Nach der im Beschwerdefall anzuwendenden Bestimmung des § 4 Abs 1 1.Satz KommStG gilt als Betriebsstätte jede feste örtliche Anlage oder Einrichtung, die mittelbar oder unmittelbar der Ausübung der unternehmerischen Tätigkeit dient. Unter Berücksichtigung eines Erkenntnisses des Verwaltungsgerichtshofes, wonach für das Vorliegen einer Betriebsstätte im Sinn der insofern vergleichbaren Bestimmung des § 29 Abs. 1 BAO als örtlich gebundene Einrichtung eine eigene Baulichkeit nicht unbedingt erforderlich sei, was insbesondere für Einrichtungen im Freien, wie z.B. Kraftfahrzeugabstellplätze oder sonstige Abstellplätze gelte, schließt die belangte Behörde in der Folge ohne weitere Auseinandersetzung mit dem ausdrücklichen Berufungsvorbringen, wonach die Beschwerdeführerin in der Gemeinde H. über eine feste örtliche Anlage oder Einrichtung und auch über entsprechende Abstellplätze nicht verfüge, auf das Vorliegen einer Betriebsstätte.

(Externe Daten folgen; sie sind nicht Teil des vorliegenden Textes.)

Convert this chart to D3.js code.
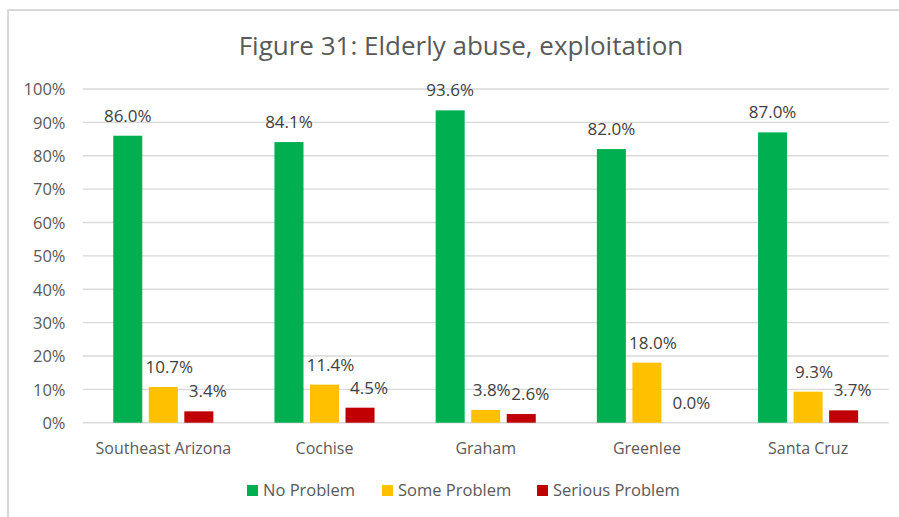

Dass damit die Begründung des angefochtenen Bescheides den beschriebenen Anforderungen an eine Bescheidbegründung in keiner Weise entspricht, bedarf keiner näheren Erörterung. Der Begründungsmangel ist auch wesentlich, weil der Beschwerdeführerin für den Fall, dass sie - ihrem Vorbringen entsprechend - in der Gemeinde H. über keine Betriebsstätte verfügte, eine entsprechende Kommunalsteuer zu Unrecht vorgeschrieben worden wäre. Der Versuch der belangten Behörde, die diesbezügliche Begründungslücke des angefochtenen Bescheides in der Gegenschrift zu schließen, kann die Rechtswidrigkeit des angefochtenen Bescheides nicht mehr sanieren. Im Übrigen sind aber auch die in der Gegenschrift angestellten Überlegungen der belangten Behörde, die Beschwerdeführerin hätte über eine Betriebsstätte in der Gemeinde H. verfügen müssen, weil der Konzessionsinhaber vor der Kraftfahrbehörde einen Standort in der Gemeinde H. als jenen Ort bezeichnet habe, von dem aus über die angemeldeten Kraftfahrzeuge hauptsächlich verfügt worden sei (andernfalls wäre eine Zulassung bei der Kraftfahrbehörde gar nicht möglich gewesen), nicht geeignet, hinsichtlich des Zeitraumes, für welchen die strittige Kommunalsteuer vorgeschrieben wurde, eine tatsächlich bestehende Betriebsstätte schlüssig zu begründen, zumal die belangte Behörde völlig offen lässt, wann die Anmeldungen der Kraftfahrzeuge erfolgt wären. Ähnliches gilt für die Überlegung, dass für den Fall, dass die Beschwerdeführerin über die erforderlichen Abstellplätze außerhalb von Straßen mit öffentlichen Verkehr nicht (mehr) hätte verfügen können, die Konzession zu entziehen gewesen wäre. Der Umstand, dass die (nach der Aktenlage) in früheren Jahren bewilligte Konzession allenfalls nicht entzogen wurde, erlaubt nämlich keine dahingehende schlüssige Folgerung, dass entsprechende Abstellplätze im maßgebenden Zeitraum tatsächlich (noch) bestanden haben.

Der angefochtene Bescheid war daher wegen Rechtswidrigkeit infolge Verletzung von Verfahrensvorschriften gemäß § 42 Abs. 2 Z. 3 VwGG aufzuheben.

Die Kostenentscheidung gründet sich auf die §§ 47 ff VwGG in Verbindung mit der Verordnung BGBl. Nr. 416/1994.